> WHAT YOU WILL DO: Include the line with "bars = ax.bar(x, counts, width=0.4, color=bar_colors)" and every line before it in the entries below, echoed exactly, but not the pictures.

(Collected data entries)

▽

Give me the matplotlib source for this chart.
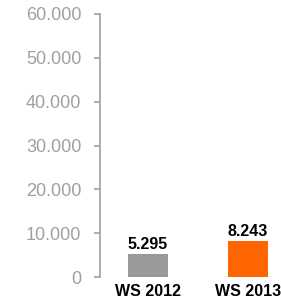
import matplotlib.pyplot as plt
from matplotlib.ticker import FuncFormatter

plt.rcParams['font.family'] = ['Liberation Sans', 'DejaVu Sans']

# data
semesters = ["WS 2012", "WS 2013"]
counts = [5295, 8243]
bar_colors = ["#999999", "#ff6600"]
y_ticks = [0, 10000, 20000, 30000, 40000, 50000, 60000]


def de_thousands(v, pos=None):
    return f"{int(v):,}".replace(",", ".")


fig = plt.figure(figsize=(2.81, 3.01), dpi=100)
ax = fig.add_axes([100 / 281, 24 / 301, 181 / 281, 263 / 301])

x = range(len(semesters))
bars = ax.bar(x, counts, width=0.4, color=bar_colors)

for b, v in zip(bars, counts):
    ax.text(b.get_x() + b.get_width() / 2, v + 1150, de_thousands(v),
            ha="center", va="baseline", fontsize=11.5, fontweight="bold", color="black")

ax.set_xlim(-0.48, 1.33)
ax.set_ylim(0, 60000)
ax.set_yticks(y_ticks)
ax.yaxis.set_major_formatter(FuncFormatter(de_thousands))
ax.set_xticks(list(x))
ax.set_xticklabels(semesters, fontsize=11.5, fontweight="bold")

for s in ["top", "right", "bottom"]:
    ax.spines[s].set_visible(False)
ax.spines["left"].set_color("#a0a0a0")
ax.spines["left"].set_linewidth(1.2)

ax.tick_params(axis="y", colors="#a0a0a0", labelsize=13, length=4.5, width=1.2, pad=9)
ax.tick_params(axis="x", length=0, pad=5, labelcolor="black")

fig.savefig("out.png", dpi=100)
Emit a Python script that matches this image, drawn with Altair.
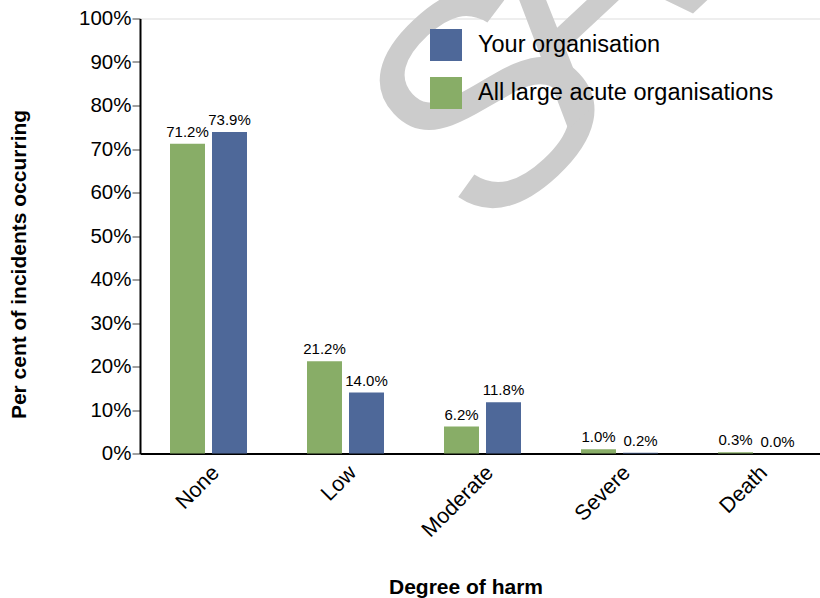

△

> RESPONSE TO THIS TASK:
Give me the matplotlib source for this chart.
import matplotlib.pyplot as plt
from matplotlib.ticker import FuncFormatter

plt.rcParams['font.family'] = ['Liberation Sans', 'DejaVu Sans']

# data
semesters = ["WS 2012", "WS 2013"]
counts = [5295, 8243]
bar_colors = ["#999999", "#ff6600"]
y_ticks = [0, 10000, 20000, 30000, 40000, 50000, 60000]


def de_thousands(v, pos=None):
    return f"{int(v):,}".replace(",", ".")


fig = plt.figure(figsize=(2.81, 3.01), dpi=100)
ax = fig.add_axes([100 / 281, 24 / 301, 181 / 281, 263 / 301])

x = range(len(semesters))
bars = ax.bar(x, counts, width=0.4, color=bar_colors)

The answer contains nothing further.